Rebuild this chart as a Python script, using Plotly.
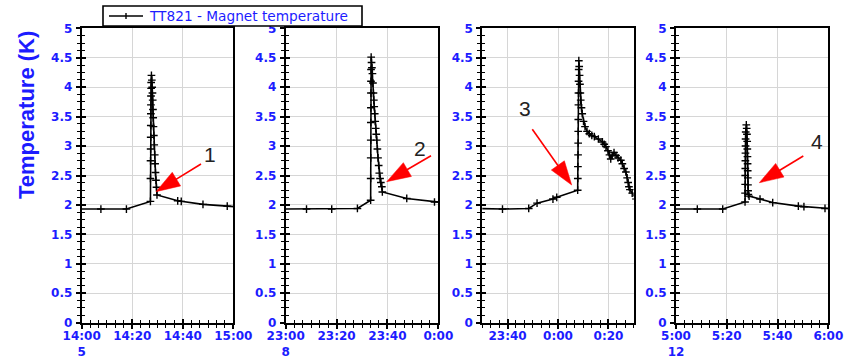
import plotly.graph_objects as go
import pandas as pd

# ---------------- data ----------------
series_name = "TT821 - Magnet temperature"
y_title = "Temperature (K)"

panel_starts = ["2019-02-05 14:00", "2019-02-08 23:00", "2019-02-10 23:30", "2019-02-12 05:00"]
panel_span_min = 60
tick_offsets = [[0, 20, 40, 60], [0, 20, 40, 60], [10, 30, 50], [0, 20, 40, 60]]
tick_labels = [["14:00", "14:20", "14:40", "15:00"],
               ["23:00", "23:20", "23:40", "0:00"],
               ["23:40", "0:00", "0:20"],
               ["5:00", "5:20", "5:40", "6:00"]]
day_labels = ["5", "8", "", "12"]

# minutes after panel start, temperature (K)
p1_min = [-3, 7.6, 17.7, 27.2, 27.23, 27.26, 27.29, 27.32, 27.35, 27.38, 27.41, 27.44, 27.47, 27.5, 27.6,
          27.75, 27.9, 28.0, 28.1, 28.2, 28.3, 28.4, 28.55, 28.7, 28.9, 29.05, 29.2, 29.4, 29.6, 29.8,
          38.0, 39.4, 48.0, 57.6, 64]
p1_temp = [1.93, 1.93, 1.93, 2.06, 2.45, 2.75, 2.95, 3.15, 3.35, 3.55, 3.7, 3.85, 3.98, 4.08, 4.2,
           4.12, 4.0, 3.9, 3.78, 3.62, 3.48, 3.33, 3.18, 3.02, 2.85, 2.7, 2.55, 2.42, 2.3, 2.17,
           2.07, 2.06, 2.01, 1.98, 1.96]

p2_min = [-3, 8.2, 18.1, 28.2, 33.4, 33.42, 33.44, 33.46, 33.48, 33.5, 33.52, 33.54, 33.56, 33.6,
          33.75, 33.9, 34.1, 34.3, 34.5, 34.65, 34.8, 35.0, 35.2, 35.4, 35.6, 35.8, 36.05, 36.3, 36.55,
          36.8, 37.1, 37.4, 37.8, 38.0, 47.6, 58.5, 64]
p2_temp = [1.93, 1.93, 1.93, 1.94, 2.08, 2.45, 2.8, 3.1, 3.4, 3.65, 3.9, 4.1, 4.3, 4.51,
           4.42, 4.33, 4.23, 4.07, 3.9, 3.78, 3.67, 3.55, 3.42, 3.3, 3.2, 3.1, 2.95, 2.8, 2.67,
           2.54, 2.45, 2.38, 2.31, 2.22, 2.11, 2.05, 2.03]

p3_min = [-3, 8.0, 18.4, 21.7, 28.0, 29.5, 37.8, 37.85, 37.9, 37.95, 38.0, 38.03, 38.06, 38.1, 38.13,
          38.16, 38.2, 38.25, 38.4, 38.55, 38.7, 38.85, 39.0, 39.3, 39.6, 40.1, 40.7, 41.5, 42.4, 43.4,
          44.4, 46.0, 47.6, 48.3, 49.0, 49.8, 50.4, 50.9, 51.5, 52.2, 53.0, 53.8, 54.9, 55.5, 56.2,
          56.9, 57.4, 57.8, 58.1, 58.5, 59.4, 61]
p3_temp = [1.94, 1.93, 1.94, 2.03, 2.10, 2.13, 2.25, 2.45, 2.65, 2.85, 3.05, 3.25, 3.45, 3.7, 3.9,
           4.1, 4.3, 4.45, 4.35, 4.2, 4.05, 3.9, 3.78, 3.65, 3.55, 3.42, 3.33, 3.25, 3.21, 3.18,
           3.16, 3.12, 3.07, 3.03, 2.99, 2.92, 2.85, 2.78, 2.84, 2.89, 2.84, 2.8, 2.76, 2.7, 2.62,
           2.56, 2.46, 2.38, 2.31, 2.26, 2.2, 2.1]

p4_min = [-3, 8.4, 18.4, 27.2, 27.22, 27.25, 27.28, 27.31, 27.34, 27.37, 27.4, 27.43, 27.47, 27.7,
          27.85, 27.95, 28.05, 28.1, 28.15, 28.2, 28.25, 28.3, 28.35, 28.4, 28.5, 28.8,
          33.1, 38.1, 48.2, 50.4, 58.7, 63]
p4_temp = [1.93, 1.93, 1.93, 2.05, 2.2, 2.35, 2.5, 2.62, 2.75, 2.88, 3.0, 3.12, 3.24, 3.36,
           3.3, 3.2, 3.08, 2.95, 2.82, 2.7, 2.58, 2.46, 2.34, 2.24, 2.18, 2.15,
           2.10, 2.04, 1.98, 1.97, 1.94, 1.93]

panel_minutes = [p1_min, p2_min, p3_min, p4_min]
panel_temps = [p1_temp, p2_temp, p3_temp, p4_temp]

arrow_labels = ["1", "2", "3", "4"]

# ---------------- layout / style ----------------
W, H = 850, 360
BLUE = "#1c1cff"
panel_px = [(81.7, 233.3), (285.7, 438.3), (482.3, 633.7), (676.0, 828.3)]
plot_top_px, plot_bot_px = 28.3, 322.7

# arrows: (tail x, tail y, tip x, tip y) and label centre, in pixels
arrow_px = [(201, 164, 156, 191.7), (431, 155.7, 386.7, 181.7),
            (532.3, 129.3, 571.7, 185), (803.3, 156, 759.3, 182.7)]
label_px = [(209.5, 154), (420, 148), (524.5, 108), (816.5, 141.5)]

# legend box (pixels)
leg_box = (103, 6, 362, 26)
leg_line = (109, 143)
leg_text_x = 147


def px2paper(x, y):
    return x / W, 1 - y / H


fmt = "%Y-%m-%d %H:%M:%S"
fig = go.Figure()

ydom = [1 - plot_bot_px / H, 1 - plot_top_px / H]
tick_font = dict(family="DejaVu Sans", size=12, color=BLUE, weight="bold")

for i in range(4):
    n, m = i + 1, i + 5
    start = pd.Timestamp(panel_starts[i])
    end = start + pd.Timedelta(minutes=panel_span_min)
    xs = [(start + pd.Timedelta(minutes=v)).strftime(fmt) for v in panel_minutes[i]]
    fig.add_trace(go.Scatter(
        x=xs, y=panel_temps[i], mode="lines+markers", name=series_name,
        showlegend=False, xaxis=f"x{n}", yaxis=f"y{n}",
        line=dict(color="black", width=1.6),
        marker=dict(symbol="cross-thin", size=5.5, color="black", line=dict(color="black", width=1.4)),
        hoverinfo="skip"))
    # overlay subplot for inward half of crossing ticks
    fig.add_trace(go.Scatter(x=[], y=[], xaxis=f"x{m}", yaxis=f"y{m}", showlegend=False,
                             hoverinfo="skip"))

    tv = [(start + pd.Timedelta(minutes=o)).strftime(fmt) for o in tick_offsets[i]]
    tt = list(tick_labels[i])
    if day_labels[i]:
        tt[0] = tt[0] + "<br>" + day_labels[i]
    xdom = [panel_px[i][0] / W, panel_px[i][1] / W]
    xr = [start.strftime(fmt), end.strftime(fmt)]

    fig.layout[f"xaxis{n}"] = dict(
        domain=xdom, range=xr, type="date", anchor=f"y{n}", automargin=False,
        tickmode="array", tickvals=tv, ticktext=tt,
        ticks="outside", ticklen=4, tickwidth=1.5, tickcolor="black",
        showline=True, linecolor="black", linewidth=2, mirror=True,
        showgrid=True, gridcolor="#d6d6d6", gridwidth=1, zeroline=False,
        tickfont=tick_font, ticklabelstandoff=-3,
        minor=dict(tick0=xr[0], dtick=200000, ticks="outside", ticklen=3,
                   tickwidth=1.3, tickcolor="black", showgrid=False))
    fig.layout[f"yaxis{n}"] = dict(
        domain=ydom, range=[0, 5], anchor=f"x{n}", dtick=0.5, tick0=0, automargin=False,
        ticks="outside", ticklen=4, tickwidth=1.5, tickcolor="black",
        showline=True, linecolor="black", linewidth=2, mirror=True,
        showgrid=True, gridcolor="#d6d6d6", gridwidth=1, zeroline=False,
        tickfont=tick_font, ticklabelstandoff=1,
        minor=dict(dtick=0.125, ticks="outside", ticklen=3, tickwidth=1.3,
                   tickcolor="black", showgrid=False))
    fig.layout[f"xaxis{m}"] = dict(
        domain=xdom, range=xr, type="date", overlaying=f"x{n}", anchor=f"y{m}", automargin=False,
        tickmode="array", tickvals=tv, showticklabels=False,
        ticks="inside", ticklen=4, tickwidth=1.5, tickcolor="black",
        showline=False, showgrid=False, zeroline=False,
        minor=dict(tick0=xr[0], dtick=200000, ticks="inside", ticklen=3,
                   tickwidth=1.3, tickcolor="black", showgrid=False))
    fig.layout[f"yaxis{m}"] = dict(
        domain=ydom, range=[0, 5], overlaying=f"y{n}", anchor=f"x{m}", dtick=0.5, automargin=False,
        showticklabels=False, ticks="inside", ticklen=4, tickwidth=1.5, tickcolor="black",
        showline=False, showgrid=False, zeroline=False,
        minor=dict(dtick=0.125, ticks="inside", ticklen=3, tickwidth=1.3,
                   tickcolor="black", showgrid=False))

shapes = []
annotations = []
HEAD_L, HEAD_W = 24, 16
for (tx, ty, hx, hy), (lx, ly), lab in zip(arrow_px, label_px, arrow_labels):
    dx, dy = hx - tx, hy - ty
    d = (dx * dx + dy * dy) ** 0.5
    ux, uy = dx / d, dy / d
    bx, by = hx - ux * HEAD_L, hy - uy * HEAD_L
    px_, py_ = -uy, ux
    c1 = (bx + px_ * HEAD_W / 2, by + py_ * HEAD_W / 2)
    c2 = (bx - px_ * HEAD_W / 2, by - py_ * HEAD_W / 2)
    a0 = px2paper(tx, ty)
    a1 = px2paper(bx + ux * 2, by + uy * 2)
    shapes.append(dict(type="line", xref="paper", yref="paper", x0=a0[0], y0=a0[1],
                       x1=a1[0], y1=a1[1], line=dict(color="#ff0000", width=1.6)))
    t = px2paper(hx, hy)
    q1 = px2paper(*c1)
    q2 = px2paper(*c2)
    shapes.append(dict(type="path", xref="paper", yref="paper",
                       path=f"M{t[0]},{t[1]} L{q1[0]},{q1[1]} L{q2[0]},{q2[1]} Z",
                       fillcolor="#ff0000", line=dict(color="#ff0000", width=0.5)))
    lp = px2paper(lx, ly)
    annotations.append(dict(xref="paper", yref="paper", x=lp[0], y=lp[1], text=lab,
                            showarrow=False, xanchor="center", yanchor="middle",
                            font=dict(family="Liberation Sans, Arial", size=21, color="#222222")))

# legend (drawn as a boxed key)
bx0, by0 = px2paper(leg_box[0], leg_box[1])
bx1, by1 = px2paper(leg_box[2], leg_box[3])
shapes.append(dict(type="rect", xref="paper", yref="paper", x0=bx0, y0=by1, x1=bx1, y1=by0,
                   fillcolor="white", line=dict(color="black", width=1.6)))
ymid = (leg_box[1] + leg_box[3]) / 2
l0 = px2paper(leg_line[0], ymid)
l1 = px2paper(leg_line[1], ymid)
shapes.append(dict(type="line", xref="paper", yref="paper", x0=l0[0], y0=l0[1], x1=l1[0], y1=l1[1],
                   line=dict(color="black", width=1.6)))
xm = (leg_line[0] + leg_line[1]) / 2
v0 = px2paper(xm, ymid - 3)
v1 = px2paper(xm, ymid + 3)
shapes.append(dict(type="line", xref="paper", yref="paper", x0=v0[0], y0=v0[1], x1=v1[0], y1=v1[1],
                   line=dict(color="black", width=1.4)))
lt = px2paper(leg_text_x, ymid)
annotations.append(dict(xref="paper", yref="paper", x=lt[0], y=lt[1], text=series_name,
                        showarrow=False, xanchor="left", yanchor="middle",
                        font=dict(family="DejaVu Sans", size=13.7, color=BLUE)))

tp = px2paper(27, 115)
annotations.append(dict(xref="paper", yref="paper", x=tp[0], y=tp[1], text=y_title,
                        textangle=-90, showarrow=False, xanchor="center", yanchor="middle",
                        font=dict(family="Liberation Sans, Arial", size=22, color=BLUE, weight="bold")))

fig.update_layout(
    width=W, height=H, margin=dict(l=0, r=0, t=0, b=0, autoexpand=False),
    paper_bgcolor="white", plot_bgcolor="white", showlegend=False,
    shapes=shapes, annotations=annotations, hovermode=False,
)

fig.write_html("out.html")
────────
With the pictures left out, restate word for word every line of the data above, from the first down to the line that contains "2.54, 2.45, 2.38, 2.31, 2.22, 2.11, 2.05, 2.03]".

Rebuild this chart as a Python script, using Plotly.
import plotly.graph_objects as go
import pandas as pd

# ---------------- data ----------------
series_name = "TT821 - Magnet temperature"
y_title = "Temperature (K)"

panel_starts = ["2019-02-05 14:00", "2019-02-08 23:00", "2019-02-10 23:30", "2019-02-12 05:00"]
panel_span_min = 60
tick_offsets = [[0, 20, 40, 60], [0, 20, 40, 60], [10, 30, 50], [0, 20, 40, 60]]
tick_labels = [["14:00", "14:20", "14:40", "15:00"],
               ["23:00", "23:20", "23:40", "0:00"],
               ["23:40", "0:00", "0:20"],
               ["5:00", "5:20", "5:40", "6:00"]]
day_labels = ["5", "8", "", "12"]

# minutes after panel start, temperature (K)
p1_min = [-3, 7.6, 17.7, 27.2, 27.23, 27.26, 27.29, 27.32, 27.35, 27.38, 27.41, 27.44, 27.47, 27.5, 27.6,
          27.75, 27.9, 28.0, 28.1, 28.2, 28.3, 28.4, 28.55, 28.7, 28.9, 29.05, 29.2, 29.4, 29.6, 29.8,
          38.0, 39.4, 48.0, 57.6, 64]
p1_temp = [1.93, 1.93, 1.93, 2.06, 2.45, 2.75, 2.95, 3.15, 3.35, 3.55, 3.7, 3.85, 3.98, 4.08, 4.2,
           4.12, 4.0, 3.9, 3.78, 3.62, 3.48, 3.33, 3.18, 3.02, 2.85, 2.7, 2.55, 2.42, 2.3, 2.17,
           2.07, 2.06, 2.01, 1.98, 1.96]

p2_min = [-3, 8.2, 18.1, 28.2, 33.4, 33.42, 33.44, 33.46, 33.48, 33.5, 33.52, 33.54, 33.56, 33.6,
          33.75, 33.9, 34.1, 34.3, 34.5, 34.65, 34.8, 35.0, 35.2, 35.4, 35.6, 35.8, 36.05, 36.3, 36.55,
          36.8, 37.1, 37.4, 37.8, 38.0, 47.6, 58.5, 64]
p2_temp = [1.93, 1.93, 1.93, 1.94, 2.08, 2.45, 2.8, 3.1, 3.4, 3.65, 3.9, 4.1, 4.3, 4.51,
           4.42, 4.33, 4.23, 4.07, 3.9, 3.78, 3.67, 3.55, 3.42, 3.3, 3.2, 3.1, 2.95, 2.8, 2.67,
           2.54, 2.45, 2.38, 2.31, 2.22, 2.11, 2.05, 2.03]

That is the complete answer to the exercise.